The National Foundation for Credit Counseling (NFCC) February online poll revealed that a strong majority of respondents intentionally plan to receive a federal income tax refund.
“The findings suggest that receiving an income tax refund has become standard operating procedure for some people, as 2014 is the second year in a row that the majority of NFCC poll respondents confirmed their preference toward the once per year windfall,” said Gail Cunningham, spokesperson for the NFCC.
People may argue that overpaying Uncle Sam each pay period is the only way they can save, as their withholding has become a method of forced savings. However, that reasoning pales when stacked against the many benefits of having an accurate amount withheld from their check each pay period.
The NFCC encourages taxpayers to consider the following 10 reasons to discontinue the practice of receiving a federal income tax refund:
- Overpaying any financial obligation rarely makes sense. No one wants to end up owing more taxes than they are prepared to pay, but receiving an excessive refund is not the proper solution.
- Intentionally choosing to loan money without the benefit of earning interest isn’t a smart use of money.
- If saving is the objective, there are better options to meet that goal.
- Not having ready access to one’s own money could put a person in financial jeopardy if an unplanned expense or emergency occurred.
- Having less money throughout the year could add the burden of financial stress.
- A lower paycheck could result in charging items that otherwise would have been paid for with cash, thus potentially creating debt.
- Less money available for debt repayment could increase likelihood of late payments, resulting in a negative impact on the credit report and score.
- A smaller paycheck diminishes the opportunity to save, pay bills, donate or invest.
- In spite of good intentions, a once-per-year refund often results in a once-per-year splurge.
- The solution is an easy fix.
“Often the very people who celebrate receiving a refund are those who are most in need of extra money in their pocket each month,” continues Cunningham. “Living paycheck-to-paycheck, people often fall behind on important priorities such as rent or vehicle payments.

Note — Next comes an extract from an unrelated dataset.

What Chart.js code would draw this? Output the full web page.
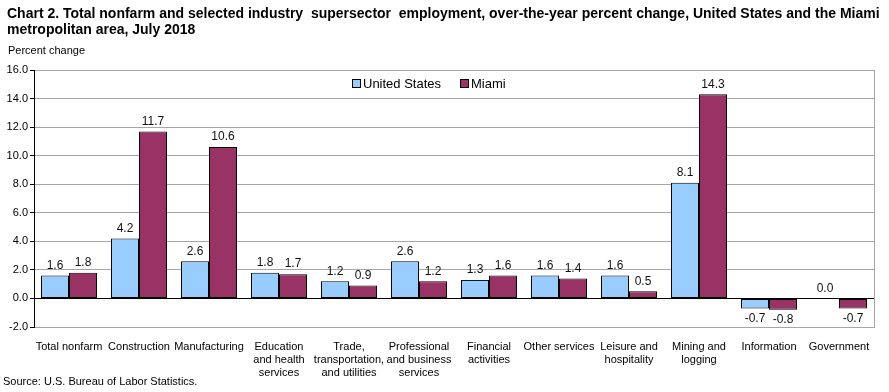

With the refund in recent years averaging close to $3,000, an extra $250 every month could mean the difference between eviction and repossession, yet many people remain reluctant to forego their habit of receiving refunds.”
To calculate the proper number of withholding allowances, go to www.IRS.gov and type the words “withholding calculator” into the search bar. After determining the appropriate number of allowances, complete a new W-4 if necessary. Workers are allowed to submit an updated W-4 to their employer at any time during the year.
If the adjusted allowances result in a higher paycheck, make a conscious decision regarding how to best allocate the extra money. Cunningham notes that whether the objective is to save money, catch up on past-due bill payments, donate to charity or invest, without a solid plan to execute against, the money will likely not serve its intended purpose.